Concurrent Processing
Managing multiple ongoing tasks at once without necessarily processing more than one task in the same exact moment. Concurrent processing is required in order to perform more than one effect at once, such as waiting for multiple network requests to complete.
Constant Memory
Processing a stream where the amount of memory required does not increase with the size of the stream.
At Least Once Delivery
A guarantee that a given message will be delivered at least once, but may be delivered more than once. This is achieved in Kafka by committing an offset after it's been fully processed and in RabbitMQ by acknowledging a message after fully processing it.
At Most Once Delivery
A guarantee that a message will never be delivered more than once, but may not be delivered at all. This is achieved in Kafka by committing an offset before fully processing a message and in RabbitMQ by acknowledging a message before fully processing it.
Distributed Data Processing
Breaking up data into partitions so that large amounts of data can be processed by many machines simultaneously.
Cluster
Several computers (or virtual machines) grouped together to perform a single task.
Scala
A programming language (like Ruby, Python, or JavaScript) which is fast and has become popular for data-focused tasks. Scala runs on the Java Virtual Machine, which is a high-performance engine for running languages like Scala that compile into bytecode.
Type Safety
Languages that provide type safety (such as Scala) check the program for possible errors as part of the compilation process, which allows developers to prevent many types of bugs before being deployed.
Spark
A distributed computing engine for big data and data streams. Spark is a Scala-focused framework for data engineering and data science.
Kafka
A distributed commit log for data streams.
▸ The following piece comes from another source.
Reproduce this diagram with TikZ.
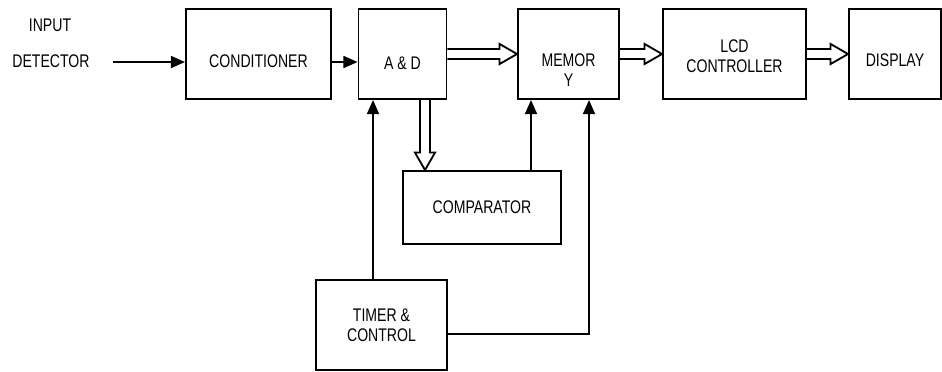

Many of the large data systems deployed today use Kafka.
Record Stream
A stream where each message is an independent, unique record which does not replace a previous record in the stream.
Changelog Stream
A stream where each message represents the latest state for a particular entity.
Topic
In Kafka, a partitioned, append-only log of messages which can be consumed in order by partition.
Partition
In Kafka, a way of breaking the messages of a topic into groups which can be consumed in parallel by one or more workers.
Queue
In RabbitMQ, messages sent to an exchange are placed on a queue. Messages on a queue can be consumed in parallel by one or more workers.
Consumer
An application or process that reads from a data stream.
Producer
An application or process that writes to a data stream.